Ok, ok Richard, here is where it gets rich and the blows may begin to fly because of the strong feelings attached with the way we do things and how we learned those ways, rather by tradition like you having learned from your father who learned from his father etc..., or someone like me who has had to struggle alone from a point of ignorance at no little cost in time and money to say the least. So we are invested in how we each do it and can be expected to have strong reasons for backing it up. But I divorce now my writing self from my woodworking self for the sake of discussions, (ha ha ha don't believe it for a second). I should say I'm not totally convinced there is one right way to do these things, maybe that's not possible given so many complicated variables involved.

But first I wanted to write something about your fantasy scenario from above. Such a massive piece of wood could only be squared from the ground at least initially. In the past for practical reasons and because I am an l.w. I have squared up in two stages first removing bulk waste in a very rough way simply to get a timber to the point I could manage to situate it better. I would also notch it with two cutting the v grooves at one time standing on the ground at the side. How you going to score or notch from above with the bottom side of the timber three feet below your feet?

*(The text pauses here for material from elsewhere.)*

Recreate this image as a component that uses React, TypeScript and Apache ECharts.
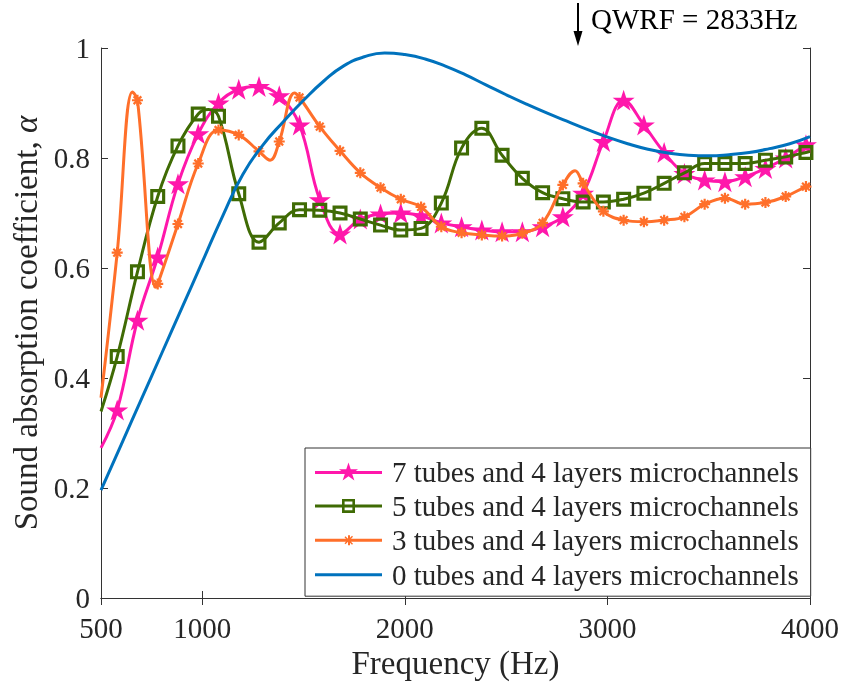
import React, { useEffect, useRef } from 'react';
import * as echarts from 'echarts';

// ---------- data ----------
const xTicks = [500, 1000, 2000, 3000, 4000];
const markerFreqs = [580, 680, 780, 880, 980, 1080, 1180, 1280, 1380, 1480, 1580, 1680, 1780, 1880, 1980, 2080, 2180, 2280, 2380, 2480, 2580, 2680, 2780, 2880, 2980, 3080, 3180, 3280, 3380, 3480, 3580, 3680, 3780, 3880, 3980];

// 7 tubes and 4 layers microchannels
const tubes7Vals = [0.342, 0.505, 0.62, 0.753, 0.844, 0.9, 0.925, 0.93, 0.913, 0.86, 0.724, 0.662, 0.689, 0.698, 0.7, 0.695, 0.682, 0.675, 0.669, 0.666, 0.666, 0.675, 0.693, 0.736, 0.83, 0.905, 0.86, 0.81, 0.772, 0.76, 0.757, 0.766, 0.781, 0.8, 0.824];
const tubes7ExtraFreqs = [500, 4000];
const tubes7ExtraVals = [0.273, 0.828];

// 5 tubes and 4 layers microchannels
const tubes5Vals = [0.439, 0.593, 0.73, 0.822, 0.88, 0.876, 0.735, 0.647, 0.682, 0.706, 0.705, 0.7, 0.689, 0.678, 0.669, 0.672, 0.718, 0.818, 0.854, 0.805, 0.763, 0.737, 0.726, 0.72, 0.72, 0.725, 0.736, 0.754, 0.773, 0.79, 0.79, 0.79, 0.796, 0.802, 0.81];
const tubes5ExtraFreqs = [500, 1030, 4000];
const tubes5ExtraVals = [0.339, 0.888, 0.812];

// 3 tubes and 4 layers microchannels
const tubes3Vals = [0.628, 0.905, 0.571, 0.68, 0.79, 0.851, 0.842, 0.812, 0.83, 0.91, 0.857, 0.813, 0.773, 0.746, 0.725, 0.711, 0.675, 0.664, 0.66, 0.658, 0.663, 0.682, 0.751, 0.754, 0.703, 0.687, 0.684, 0.687, 0.693, 0.716, 0.727, 0.716, 0.719, 0.73, 0.748];
const tubes3ExtraFreqs = [500, 655, 770, 1335, 1455, 2840, 4000];
const tubes3ExtraVals = [0.364, 0.92, 0.565, 0.796, 0.918, 0.777, 0.75];

// 0 tubes and 4 layers microchannels (no markers)
const tubes0Freqs = [500, 600, 700, 800, 900, 1000, 1100, 1200, 1300, 1400, 1500, 1600, 1700, 1800, 1900, 2000, 2100, 2200, 2300, 2400, 2500, 2600, 2700, 2800, 2900, 3000, 3100, 3200, 3300, 3400, 3500, 3600, 3700, 3800, 3900, 4000];
const tubes0Vals = [0.196, 0.279, 0.362, 0.445, 0.528, 0.611, 0.694, 0.77, 0.824, 0.866, 0.905, 0.94, 0.968, 0.984, 0.991, 0.988, 0.98, 0.967, 0.951, 0.933, 0.915, 0.898, 0.882, 0.867, 0.852, 0.838, 0.826, 0.816, 0.809, 0.805, 0.804, 0.806, 0.81, 0.817, 0.826, 0.839];

const seriesNames = [
  '7 tubes and 4 layers microchannels',
  '5 tubes and 4 layers microchannels',
  '3 tubes and 4 layers microchannels',
  '0 tubes and 4 layers microchannels',
];
const qwrf = 'QWRF = 2833Hz';

// ---------- styles ----------
const FONT = "'Liberation Serif', 'Times New Roman', serif";
const PINK = '#ff17ab';
const GREEN = '#3f6b04';
const ORANGE = '#ff6f2a';
const BLUE = '#0072bd';
const AXIS = '#333333';
const TEXT = '#262626';

const STAR =
  'path://M10,0 L12.245,6.91 L19.511,6.91 L13.633,11.18 L15.878,18.09 L10,13.82 L4.122,18.09 L6.367,11.18 L0.489,6.91 L7.755,6.91 Z';
const SQUARE_RING = 'path://M0,0 L10,0 L10,10 L0,10 Z M2.1,2.1 L2.1,7.9 L7.9,7.9 L7.9,2.1 Z';
const ASTER =
  'path://M4,0 L6,0 L6,10 L4,10 Z M0,4 L10,4 L10,6 L0,6 Z M2.21,0.79 L9.21,7.79 L7.79,9.21 L0.79,2.21 Z M9.21,2.21 L2.21,9.21 L0.79,7.79 L7.79,0.79 Z';

// legend icons (line + marker) in a 67-wide box
function starIcon() {
  const cx = 33.5, cy = 10, r = 10, ri = 3.82;
  const pts: string[] = [];
  for (let k = 0; k < 10; k++) {
    const a = (-90 + k * 36) * Math.PI / 180;
    const rr = k % 2 === 0 ? r : ri;
    pts.push(`${(cx + rr * Math.cos(a)).toFixed(3)},${(cy + rr * Math.sin(a)).toFixed(3)}`);
  }
  return `path://M0,8.5 L67,8.5 L67,11.5 L0,11.5 Z M${pts.join(' L')} Z`;
}
const LEG_PINK = starIcon();
const LEG_GREEN = 'path://M0,5.5 L67,5.5 L67,8.5 L0,8.5 Z M27,0 L40,0 L40,14 L27,14 Z M29.6,2.6 L29.6,11.4 L37.4,11.4 L37.4,2.6 Z';
const LEG_ORANGE = 'path://M0,3.5 L67,3.5 L67,6.5 L0,6.5 Z M33,0 L35,0 L35,10 L33,10 Z M29,4 L39,4 L39,6 L29,6 Z M30.5,1 L38,8.5 L37,9.5 L29.5,2 Z M38,1.5 L30.5,9 L29.5,8 L37,0.5 Z';
const LEG_BLUE = 'path://M0,0 L67,0 L67,3 L0,3 Z';

function build(mf: number[], mv: number[], ef: number[], ev: number[]) {
  const pts: { f: number; v: number; m: boolean }[] = [];
  mf.forEach((f, i) => pts.push({ f, v: mv[i], m: true }));
  ef.forEach((f, i) => pts.push({ f, v: ev[i], m: false }));
  pts.sort((a, b) => a.f - b.f);
  return pts.map((p) => (p.m ? { value: [p.f, p.v] } : { value: [p.f, p.v], symbol: 'none' }));
}

export default function App() {
  const ref = useRef<HTMLDivElement>(null);
  useEffect(() => {
    if (!ref.current) return;
    const chart = echarts.init(ref.current, undefined, { renderer: 'svg' });
    const lineSeries = (name: string, color: string, data: any[], symbol: string, size: any, z: number) => ({
      name,
      type: 'line',
      data,
      smooth: 0.4,
      symbol,
      symbolSize: size,
      showSymbol: true,
      lineStyle: { color, width: 3 },
      itemStyle: { color, borderWidth: 0 },
      z,
      emphasis: { disabled: true },
    });
    const tickStyle = { show: true, inside: true, length: 7, lineStyle: { color: AXIS, width: 1 } };
    const plain = (v: number) => String(v);
    chart.setOption({
      animation: false,
      grid: { left: 101, right: 34, top: 48, bottom: 91, containLabel: false },
      xAxis: [
        {
          type: 'value',
          min: 500,
          max: 4000,
          position: 'bottom',
          axisLine: { show: true, lineStyle: { color: AXIS, width: 1 } },
          axisTick: { ...tickStyle, customValues: xTicks },
          axisLabel: { customValues: xTicks, formatter: plain, fontSize: 29, fontFamily: FONT, color: TEXT, margin: 15 },
          splitLine: { show: false },
          name: 'Frequency (Hz)',
          nameLocation: 'middle',
          nameGap: 44,
          nameTextStyle: { fontSize: 33, fontFamily: FONT, color: TEXT },
        },
        {
          type: 'value',
          min: 500,
          max: 4000,
          position: 'top',
          axisLine: { show: true, lineStyle: { color: AXIS, width: 1 } },
          axisTick: { ...tickStyle, customValues: xTicks },
          axisLabel: { show: false },
          splitLine: { show: false },
        },
      ],
      yAxis: [
        {
          type: 'value',
          min: 0,
          max: 1,
          interval: 0.2,
          position: 'left',
          axisLine: { show: true, lineStyle: { color: AXIS, width: 1 } },
          axisTick: tickStyle,
          axisLabel: { formatter: plain, fontSize: 29, fontFamily: FONT, color: TEXT, margin: 11 },
          splitLine: { show: false },
          name: 'Sound absorption coefficient, {a|α}',
          nameLocation: 'middle',
          nameGap: 48,
          nameTextStyle: {
            fontSize: 33,
            fontFamily: FONT,
            color: TEXT,
            rich: { a: { fontSize: 33, fontFamily: FONT, fontStyle: 'italic', color: TEXT } },
          },
        },
        {
          type: 'value',
          min: 0,
          max: 1,
          interval: 0.2,
          position: 'right',
          axisLine: { show: true, lineStyle: { color: AXIS, width: 1 } },
          axisTick: tickStyle,
          axisLabel: { show: false },
          splitLine: { show: false },
        },
      ],
      legend: {
        orient: 'vertical',
        left: 305,
        top: 448,
        padding: [9, 12, 7, 10],
        itemWidth: 67,
        itemHeight: 20,
        itemGap: 5.4,
        itemStyle: { borderWidth: 0 },
        backgroundColor: '#ffffff',
        borderColor: AXIS,
        borderWidth: 1,
        borderRadius: 0,
        textStyle: { fontSize: 29, fontFamily: FONT, color: TEXT, padding: [0, 0, 0, 5] },
        selectedMode: false,
        data: [
          { name: seriesNames[0], icon: LEG_PINK },
          { name: seriesNames[1], icon: LEG_GREEN },
          { name: seriesNames[2], icon: LEG_ORANGE },
          { name: seriesNames[3], icon: LEG_BLUE },
        ],
      },
      series: [
        lineSeries(seriesNames[0], PINK, build(markerFreqs, tubes7Vals, tubes7ExtraFreqs, tubes7ExtraVals), STAR, [22, 21], 2),
        lineSeries(seriesNames[1], GREEN, build(markerFreqs, tubes5Vals, tubes5ExtraFreqs, tubes5ExtraVals), SQUARE_RING, 15, 3),
        lineSeries(seriesNames[2], ORANGE, build(markerFreqs, tubes3Vals, tubes3ExtraFreqs, tubes3ExtraVals), ASTER, 11, 4),
        {
          name: seriesNames[3],
          type: 'line',
          data: tubes0Freqs.map((f, i) => [f, tubes0Vals[i]]),
          smooth: 0.5,
          symbol: 'none',
          lineStyle: { color: BLUE, width: 3 },
          itemStyle: { color: BLUE },
          z: 5,
          emphasis: { disabled: true },
        },
      ],
      graphic: [
        { type: 'line', shape: { x1: 578, y1: 3, x2: 578, y2: 34 }, style: { stroke: '#000', lineWidth: 2 } },
        { type: 'polygon', shape: { points: [[573.5, 31], [582.5, 31], [578, 46]] }, style: { fill: '#000' } },
        {
          type: 'text',
          left: 591,
          top: 4,
          style: { text: qwrf, fontSize: 29, fontFamily: FONT, fill: '#000' },
        },
      ],
    });
    return () => chart.dispose();
  }, []);
  return <div ref={ref} style={{ position: 'fixed', left: 0, top: 0, width: 844, height: 689 }} />;
}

Then with a splitting axe, not a maul, who knows,maybe even a double bitted, with a long handle start rough wasting as quick as possible and once it was reduced, get it to where I could work with more precision and pleasure, though that rough wasting would be fun too.

I guess to be fair the question over grip could be turned around to ask how the ones using the grip the other way round, inside hand at the back, manage it that way. Let me put this drawing up just so that we are both on the same page, knowing that the axe and way you go about squaring the log are different from the way I go about it.

This is one of the standard modern images used widely around the internet and in a number of publications to include the Axe Book from Gränsfors Bruk, the tool catalogue from Dick has also printed this image usually with their own explanations accompanying. I pulled it from a Swedish document about historical carpentry work. It's very interesting mostly for what's omitted.
And here am I going at it another time in that stance I like so much except for maybe not so low.
I wonder what could be said about these shots other than one way is right and one way is wrong. To me there is a certain logic and consistency underlying a grip that allows a posture that is square to the working surface and the forces exerted to be in one line with our desire to get the line vertical with a minimal exertion.

Got to leave it there for now Richard and get myself back out to the workshop.